Renames source FRED IDs when the Fed updates its own taxonomy. The paper-era name remains in the first-row header for backward compatibility.

The authoritative change log is maintained by the St. Louis Fed in the appendix PDF (the “change history” section); macroforecast does not attempt to mirror it. If a user needs bit-identical replication of a published study that cites FRED-MD, they should pin information_set_type: real_time_vintage + leaf_config.data_vintage: "YYYY-MM" where YYYY-MM is the vintage the study used.

Loader behaviour — things to know

Download is cached at ~/.cache/macroforecast/raw/ (override with cache_root on the loader). The cache key is (dataset, vintage, source_url).
No data redistribution — the package never bundles the CSV. Network access or a user-provided local_source path is required on first load.
Parsing: parse_fred_csv at macroforecast/raw/shared_csv.py separates the T-code header row from the observation rows and returns both (T-codes surface only if Layer 2 preprocessing consumes them).
Custom file conformance: FRED-MD’s column naming follows FRED series IDs (INDPRO, CPIAUCSL, …). Any user-side CSV or Parquet used with custom_source_policy: custom_panel_only on a monthly FRED-MD route must use a monthly date index and numeric columns. Matching FRED IDs is recommended for replacement panels; appended custom files may add study-specific column names. Duplicate names are renamed with a __custom suffix at runtime.

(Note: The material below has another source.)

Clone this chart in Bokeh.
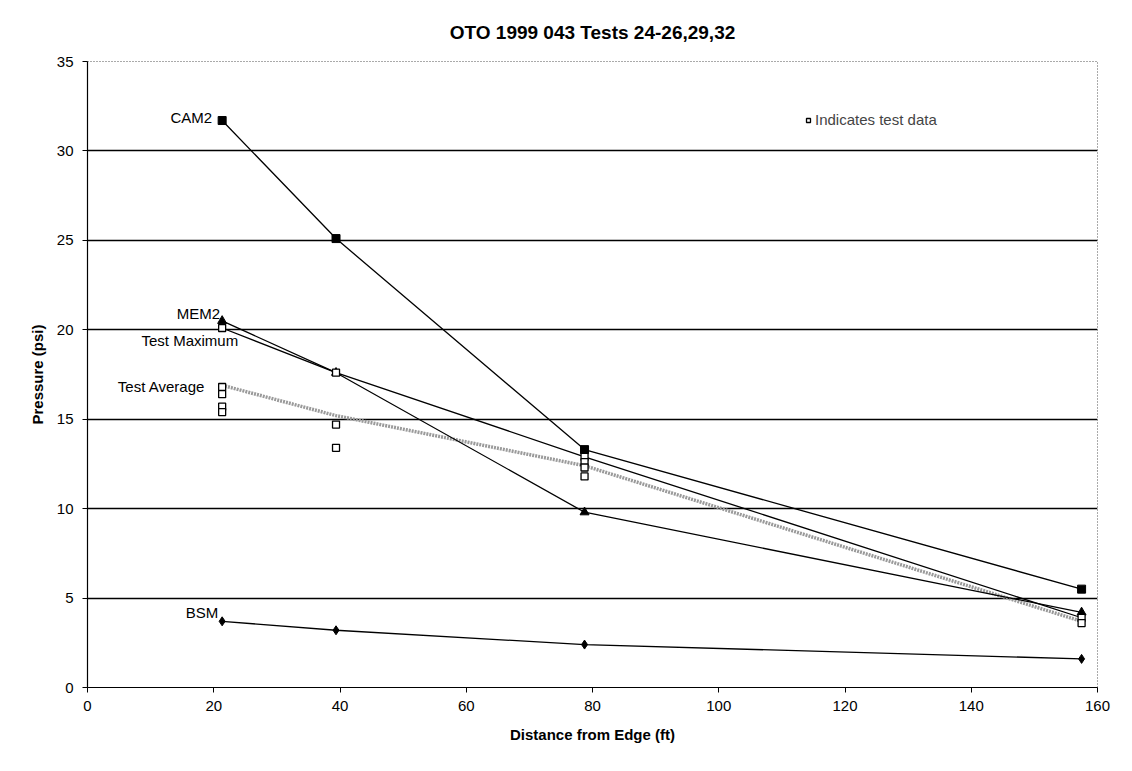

Known limitations in macroforecast v1.0

No variable-level metadata surface — the package does not expose each FRED ID’s description / units / source URL. Users who want that enrichment should query FRED’s REST API directly.
No automated T-code validation — if St. Louis Fed changes a T-code in a new vintage, official_transform_policy: apply_official_tcode will use the new code silently. For strict reproducibility pin the vintage.
data_vintage required for information_set_type=real_time_vintage; bare fred_md assumes information_set_type=revised (latest available revision).